There have been so many comments in the various Conversations on this subject that it is easy to miss particular themes. Certainly the reduction in numbers of cigarettes in the packets was mentioned in an earlier Conversation which covered a much wider range of products, whereas this one has been focussed on toilet tissue as the big issue. I think galloping tobacco taxation, as well as a desire to be seen to be reducing temptation, compelled manufacturers to adjust their pack contents. For those who buy in bulk it probably means they get six packets instead of five now. Now that the cigarette gantries in shops have to be hidden behind sliding doors I feel that what was once a neutral display of little boxes has been given added drama as the doors roll across like the boulder hiding Aladdin’s cave and exposes the treasure within.

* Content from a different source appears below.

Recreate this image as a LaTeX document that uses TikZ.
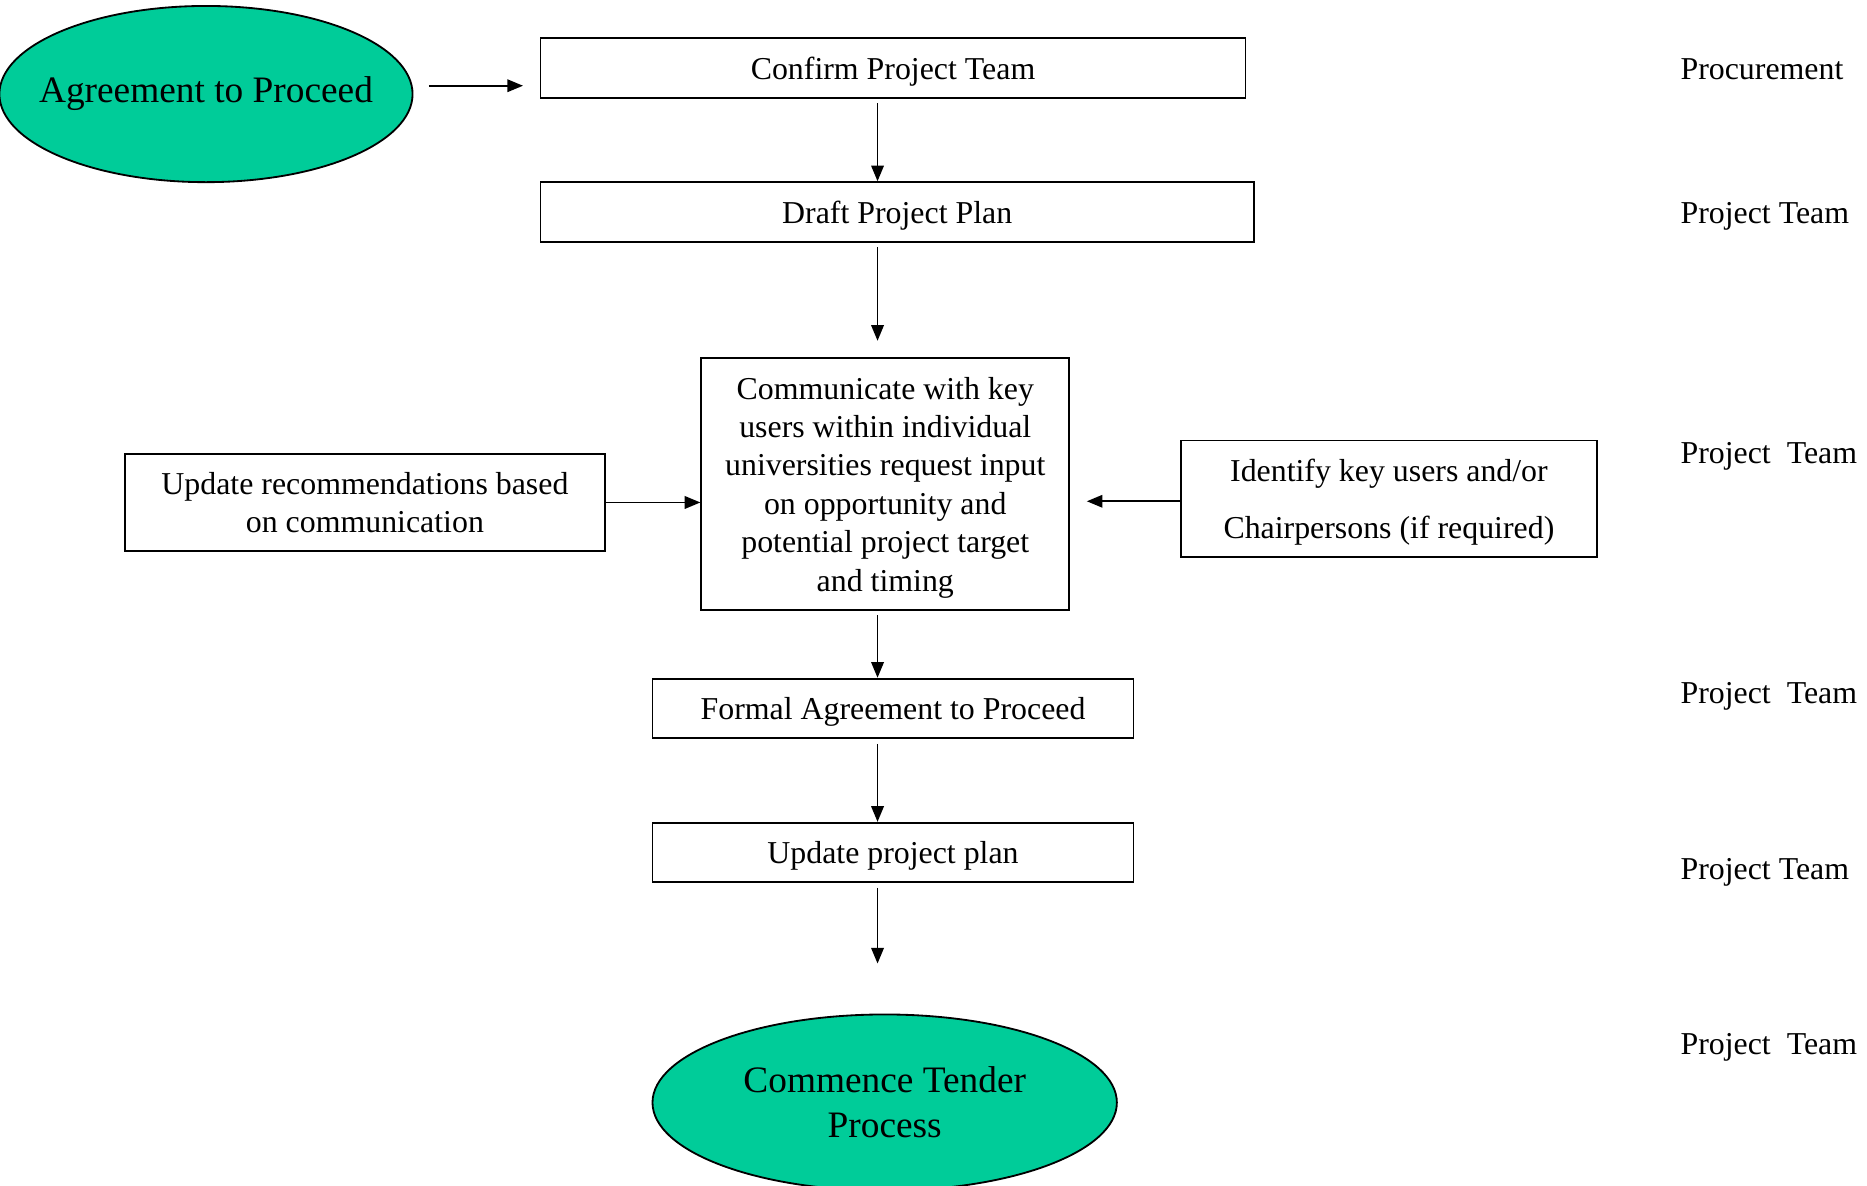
\documentclass[tikz,border=0pt]{standalone}
\usepackage{fontspec}
\setmainfont{Liberation Serif}
\usetikzlibrary{arrows.meta,shapes.geometric}
\definecolor{startgreen}{RGB}{0,204,153}
\newcommand{\pxu}{0.456pt}
\begin{document}
\begin{tikzpicture}[x=\pxu,y=-\pxu,
    every node/.style={font=\fontsize{12.2}{14.7}\selectfont},
    stepbox/.style={draw,line width=0.7pt,inner sep=0pt,align=center,text depth=0pt},
    terminal/.style={ellipse,draw,fill=startgreen,line width=0.7pt,inner sep=0pt,
      align=center,font=\fontsize{14.3}{17.3}\selectfont},
    role/.style={anchor=west,inner sep=0pt,text depth=0pt},
    flow/.style={-{Triangle[length=6pt,width=4.8pt]},line width=0.7pt}]
      \useasboundingbox (0,0) rectangle (1568,996);
      \coordinate (spine) at (737,0);
      \node[terminal,minimum width=347*\pxu,minimum height=148*\pxu] (agree) at (173,79) {\makebox[0pt]{Agreement to Proceed}};
      \node[stepbox,minimum width=592*\pxu,minimum height=50*\pxu] (confirm) at (750,57) {Confirm Project Team};
      \node[stepbox,minimum width=599*\pxu,minimum height=50*\pxu] (draft) at (753.5,178) {Draft Project Plan};
      \node[stepbox,minimum width=309*\pxu,minimum height=211*\pxu] (talk) at (743.5,406.5)
        {Communicate with key\\users within individual\\universities request input\\on opportunity and\\potential project target\\and timing};
      \node[stepbox,minimum width=403*\pxu,minimum height=82*\pxu] (revise) at (306.5,422)
        {Update recommendations based\\on communication};
      \node[stepbox,minimum width=349*\pxu,minimum height=98*\pxu] (identify) at (1166.5,419)
        {Identify key users and/or\\[7.2pt]Chairpersons (if required)};
      \node[stepbox,minimum width=404*\pxu,minimum height=50*\pxu] (formal) at (750,595) {Formal Agreement to Proceed};
      \node[stepbox,minimum width=404*\pxu,minimum height=50*\pxu] (replan) at (750,716) {Update project plan};
      \node[terminal,minimum width=390*\pxu,minimum height=148*\pxu] (tender) at (743,926) {Commence Tender\\Process};
      \node[role] (role1) at (1411,58) {Procurement};
      \node[role] (role2) at (1411,179) {Project Team};
      \node[role] (role3) at (1411,380) {Project\ \ Team};
      \node[role] (role4) at (1411,582) {Project\ \ Team};
      \node[role] (role5) at (1411,730) {Project Team};
      \node[role] (role6) at (1411,877) {Project\ \ Team};
      \begin{scope}[flow]
        \draw[shorten <=13*\pxu,shorten >=14*\pxu] ([yshift=7*\pxu]agree.east) to ([yshift=-15*\pxu]confirm.west);
        \draw[shorten <=4*\pxu] (confirm.south -| spine) to (draft.north -| spine);
        \draw[shorten <=4*\pxu,shorten >=14*\pxu] (draft.south -| spine) to (talk.north -| spine);
        \draw (revise.east) to (revise.east -| talk.west);
        \draw[shorten >=14*\pxu] ([yshift=-2*\pxu]identify.west) to ([yshift=-2*\pxu]identify.west -| talk.east);
        \draw[shorten <=4*\pxu] (talk.south -| spine) to (formal.north -| spine);
        \draw[shorten <=4*\pxu] (formal.south -| spine) to (replan.north -| spine);
        \draw[shorten <=4*\pxu,shorten >=42*\pxu] (replan.south -| spine) to (tender.north -| spine);
      \end{scope}
    \end{tikzpicture}
\end{document}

I have no personal knowledge of this so I should be interested to know whether cigarettes have also been getting shorter and thinner.

I confess not having given a lot of thought to the size of toilet rolls but I wonder if the intention is to produce single-use rolls.

Are you suggesting washable ones for reuse? It seems an awful waste of paper at the moment. The Romans (historic ones that is) I believed used bits of sponge that I presume were rinsed for reuse (their newspapers might not have had the delicacy required). Perhaps we should be doing the same.

Though I’m fond of minimising waste, perhaps we could find other ways of economising than reusing toilet paper.

“minimising waste” seems appropriate here.

Thinking of the Ancient Romans’ management of waste, and that one of the twelve tasks set for Hercules in Ancient Greece was to clear the muck from the stables of King Augeas, it was curious that today I saw a lorry belonging to a company called Augean Waste Management who specialise in such services. Perhaps Hercules left unfinished business.